As the day progresses there are at times Catch-22 elements of absurdity when it is put, for instance, that the engineer responsible for communications and monitoring had no idea who was actually doing the monitoring.

At the lunch break Monk tells reporters the main points he’s taken from the evidence so far today – how drastic the ventilation problems were, the major problems with fans breaking down, the unreliable gas monitoring, and a bad management culture where managers constantly changed. When asked if it was fair to blame White for what had happened, Monk says he’s not blaming anyone – yet. He’ll leave that to the commission.

Monk tells me as we walk down the street that in his view the Pike River managers should not have been left in charge of the operation after the explosion. He is adamant the full truth will never be known until someone “drills down” to where the bodies are, and examines the scene.

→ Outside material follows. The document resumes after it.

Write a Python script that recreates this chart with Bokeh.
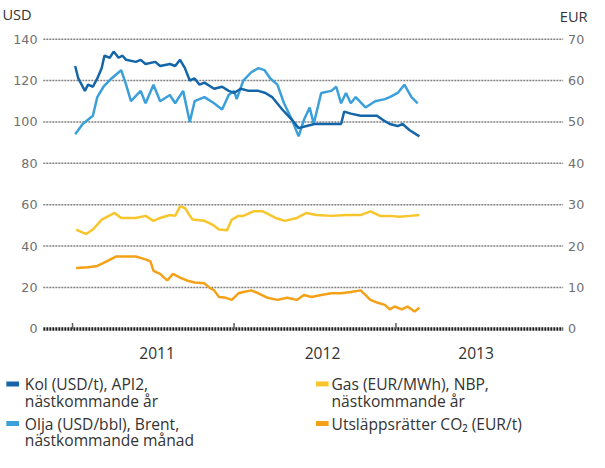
import pandas as pd
from bokeh.plotting import figure
from bokeh.models import Range1d
from bokeh.core.properties import value
from bokeh.embed import file_html
from bokeh.resources import INLINE

# ---------------- data ----------------
kol_dates = ["2011-01-07","2011-01-14","2011-01-29","2011-02-05","2011-02-16","2011-02-26","2011-03-08","2011-03-14",
             "2011-03-26","2011-04-04","2011-04-15","2011-04-24","2011-05-02","2011-05-24","2011-06-04","2011-06-15",
             "2011-07-07","2011-07-18","2011-08-09","2011-08-21","2011-09-01","2011-09-12","2011-09-23","2011-10-04",
             "2011-10-15","2011-10-26","2011-11-17","2011-12-05","2011-12-20","2012-01-01","2012-01-16","2012-02-03",
             "2012-02-25","2012-03-12","2012-03-27","2012-04-19","2012-05-11","2012-05-26","2012-06-13","2012-07-01",
             "2012-07-27","2012-08-30","2012-09-06","2012-09-21","2012-10-13","2012-11-04","2012-11-19","2012-12-02",
             "2012-12-18","2013-01-05","2013-01-16","2013-02-01","2013-02-23"]
kol = [127,121,115,118,117,121,126,132,131,134,131,132,130,129,130,128,129,127,128,127,
       130,126,120,121,118,119,116,117,115,114,116,115,115,114,112,106,101,97,98,99,
       99,99,105,104,103,103,103,101,99,98,99,96,93]

olja_dates = ["2011-01-07","2011-01-24","2011-02-16","2011-02-26","2011-03-12","2011-03-30","2011-04-21","2011-05-02",
              "2011-05-13","2011-06-04","2011-06-15","2011-07-03","2011-07-18","2011-08-09","2011-08-21","2011-09-08",
              "2011-09-23","2011-10-04","2011-10-26","2011-11-17","2011-12-05","2011-12-20","2012-01-01","2012-01-07",
              "2012-01-22","2012-02-09","2012-02-25","2012-03-10","2012-03-23","2012-04-08","2012-04-23","2012-05-11",
              "2012-05-26","2012-06-07","2012-06-20","2012-06-29","2012-07-16","2012-08-08","2012-08-19","2012-08-30",
              "2012-09-10","2012-09-21","2012-10-02","2012-10-24","2012-11-15","2012-12-07","2012-12-18","2013-01-05",
              "2013-01-20","2013-02-05","2013-02-19"]
olja = [94,99,103,112,117,121,125,118,110,115,109,118,110,113,109,115,100,110,112,109,
        106,113,115,111,120,124,126,125,121,118,109,101,93,101,107,99,114,115,117,109,
        114,109,112,107,110,111,112,114,118,112,109]

gas_dates = ["2011-01-09","2011-02-01","2011-02-16","2011-03-08","2011-04-06","2011-04-21","2011-05-24","2011-06-15",
             "2011-07-03","2011-07-18","2011-08-09","2011-08-21","2011-09-01","2011-09-12","2011-09-29","2011-10-26",
             "2011-11-13","2011-11-28","2011-12-16","2011-12-27","2012-01-11","2012-01-22","2012-02-14","2012-03-06",
             "2012-04-04","2012-04-25","2012-05-22","2012-06-13","2012-07-05","2012-08-08","2012-09-10","2012-10-13",
             "2012-11-04","2012-11-26","2012-12-18","2013-01-09","2013-02-01","2013-02-23"]
gas = [24.0,22.9,24.0,26.4,28.0,26.8,26.8,27.3,26.1,26.8,27.5,27.3,29.6,29.2,26.4,26.1,
       25.2,24.0,23.8,26.4,27.3,27.3,28.4,28.4,26.8,26.1,26.8,28.0,27.5,27.3,27.5,27.5,
       28.4,27.3,27.3,27.1,27.3,27.5]

co2_dates = ["2011-01-09","2011-02-05","2011-02-26","2011-03-19","2011-04-10","2011-05-02","2011-05-24","2011-06-15",
             "2011-06-26","2011-07-03","2011-07-18","2011-08-03","2011-08-16","2011-09-01","2011-09-16","2011-10-04",
             "2011-10-26","2011-11-06","2011-11-17","2011-11-28","2011-12-14","2011-12-27","2012-01-11","2012-01-22",
             "2012-02-09","2012-02-25","2012-03-17","2012-04-08","2012-04-30","2012-05-22","2012-06-07","2012-06-24",
             "2012-07-16","2012-08-08","2012-08-30","2012-09-21","2012-10-13","2012-10-24","2012-11-04","2012-11-21",
             "2012-12-07","2012-12-18","2012-12-29","2013-01-14","2013-01-27","2013-02-12","2013-02-23"]
co2 = [14.7,14.9,15.2,16.3,17.5,17.5,17.5,16.8,16.3,14.0,13.3,11.7,13.3,12.4,11.7,11.2,
       11.0,10.0,9.3,7.7,7.5,7.0,8.6,8.9,9.3,8.6,7.5,7.0,7.5,7.0,8.2,7.7,
       8.2,8.6,8.6,8.9,9.3,8.2,7.0,6.3,5.8,4.7,5.4,4.7,5.4,4.2,5.1]

usd_ticks = [0, 20, 40, 60, 80, 100, 120, 140]
eur_ticks = [0, 10, 20, 30, 40, 50, 60, 70]
year_starts = ["2011-01-01", "2012-01-01", "2013-01-01"]
year_labels = ["2011", "2012", "2013"]
year_label_dates = ["2011-07-11", "2012-07-19", "2013-07-01"]

legend_items = [
    ("Kol (USD/t), API2,", "nästkommande år", "#1466a8"),
    ("Olja (USD/bbl), Brent,", "nästkommande månad", "#3ba0da"),
    ("Gas (EUR/MWh), NBP,", "nästkommande år", "#f8c62b"),
    ("Utsläppsrätter CO₂ (EUR/t)", "", "#f5a117"),
]

# ---------------- layout helpers (reference-picture pixel -> data) ----------------
RW, RH = 605, 468          # reference picture size
W, H = 589, 452            # figure size (fits the window with the 8px margin)
x_start = pd.Timestamp("2010-10-27")
x_end = pd.Timestamp("2014-01-14")
FL, FR = 44, 578           # plot area in reference px
Y0, PXU = 340, 300 / 140   # baseline y and px per USD in reference px
ms_per_px = (x_end - x_start) / (FR - FL)
S = W / RW                 # uniform scale of texts/marks

def px_x(rx):
    return x_start + (rx - FL) * ms_per_px

def py_y(ry):
    return (Y0 - ry) / PXU

def fs(px):
    return f"{px * S:.1f}px"

p = figure(width=W, height=H, output_backend="svg", toolbar_location=None,
           x_axis_type="datetime", x_axis_location=None, y_axis_location=None,
           x_range=Range1d(px_x(0), px_x(RW)), y_range=Range1d(py_y(RH), py_y(0)),
           min_border=0, background_fill_color="white", border_fill_color="white")
p.outline_line_color = None
p.grid.visible = False
p.extra_y_ranges = {"eur": Range1d(py_y(RH) / 2, py_y(0) / 2)}

# grid lines
p.segment(x0=x_start, x1=x_end, y0=usd_ticks[1:], y1=usd_ticks[1:],
          line_color="#808080", line_width=1.5, line_dash="2 1")
# baseline
p.segment(x0=[x_start], x1=[x_end], y0=[0], y1=[0],
          line_color="#222222", line_width=3.5, line_dash="2 1")
# year start ticks
p.segment(x0=pd.to_datetime(year_starts), x1=pd.to_datetime(year_starts),
          y0=0, y1=6 / PXU, line_color="#606060", line_width=1.5)

tick_font = value("DejaVu Sans")
p.text(x=[px_x(38)] * len(usd_ticks), y=usd_ticks, text=[str(t) for t in usd_ticks],
       text_font=tick_font, text_font_size=fs(13), text_color="#707070",
       text_align="right", text_baseline="middle")
p.text(x=[px_x(583)] * len(eur_ticks), y=eur_ticks, text=[str(t) for t in eur_ticks],
       y_range_name="eur", text_font=tick_font, text_font_size=fs(13), text_color="#707070",
       text_align="left", text_baseline="middle")
p.text(x=pd.to_datetime(year_label_dates), y=[py_y(365)] * 3, text=year_labels,
       text_font=value("Open Sans"), text_font_size=fs(16), text_color="#333333",
       text_align="center", text_baseline="middle")

# series
p.line(pd.to_datetime(olja_dates), olja, line_color=legend_items[1][2], line_width=2.5)
p.line(pd.to_datetime(kol_dates), kol, line_color=legend_items[0][2], line_width=2.5)
p.line(pd.to_datetime(gas_dates), gas, line_color=legend_items[2][2], line_width=2.5, y_range_name="eur")
p.line(pd.to_datetime(co2_dates), co2, line_color=legend_items[3][2], line_width=2.5, y_range_name="eur")

def add_text(txt, rx, ry, size=16, align="left"):
    p.text(x=[px_x(rx)], y=[py_y(ry)], text=[txt], text_font=value("Open Sans"),
           text_font_size=fs(size), text_color="#333333", text_align=align, text_baseline="middle")

add_text("USD", 2, 14, size=15)
add_text("EUR", 603, 16, size=15, align="right")

rows = [(397, 415), (438, 455)]
cols = [(6, 25), (324, 340)]
for i, (l1, l2, col) in enumerate(legend_items):
    mx, tx = cols[i // 2]
    r1, r2 = rows[i % 2]
    p.rect(x=[px_x(mx + 6.5)], y=[py_y(r1)], width=13 * S, height=5, width_units="screen",
           height_units="screen", fill_color=col, line_color=None)
    add_text(l1, tx, r1)
    if l2:
        add_text(l2, tx, r2)

open("out.html", "w").write(file_html(p, INLINE))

When the commission finally winds up for the day it requests an early start the following morning, given there is still so much material and other witnesses to get through before the end of the week.

That will be the day when White’s composure fails him. He stumbles in his testimony while he quietly cries after talking about being a hands-on manager who went underground up to three times a week and extolled the virtues of safe work. Later White again has to wipe away his tears when he says he did not regret an earlier decision to stay on at the mine.

The following morning I pack up my bags and drive out of Greymouth at daybreak, along the strikingly beautiful coastal road to Westport where I’ll f y back to Wellington. As the sun finally starts to peep over the mountainous ranges to my right, it’s hard to reconcile the sheer beauty of the region with the ravages of mining and the horrible event that has brought me to this special part of New Zealand.

By the week’s end I read in the Dominion Post newspaper that Justice Pankhurst has said the commission’s focus will now change, with less emphasis on looking back in favour of a more forward-looking focus.

“Really … the most crucial aspect for the report will be recommendations for the future,” he says.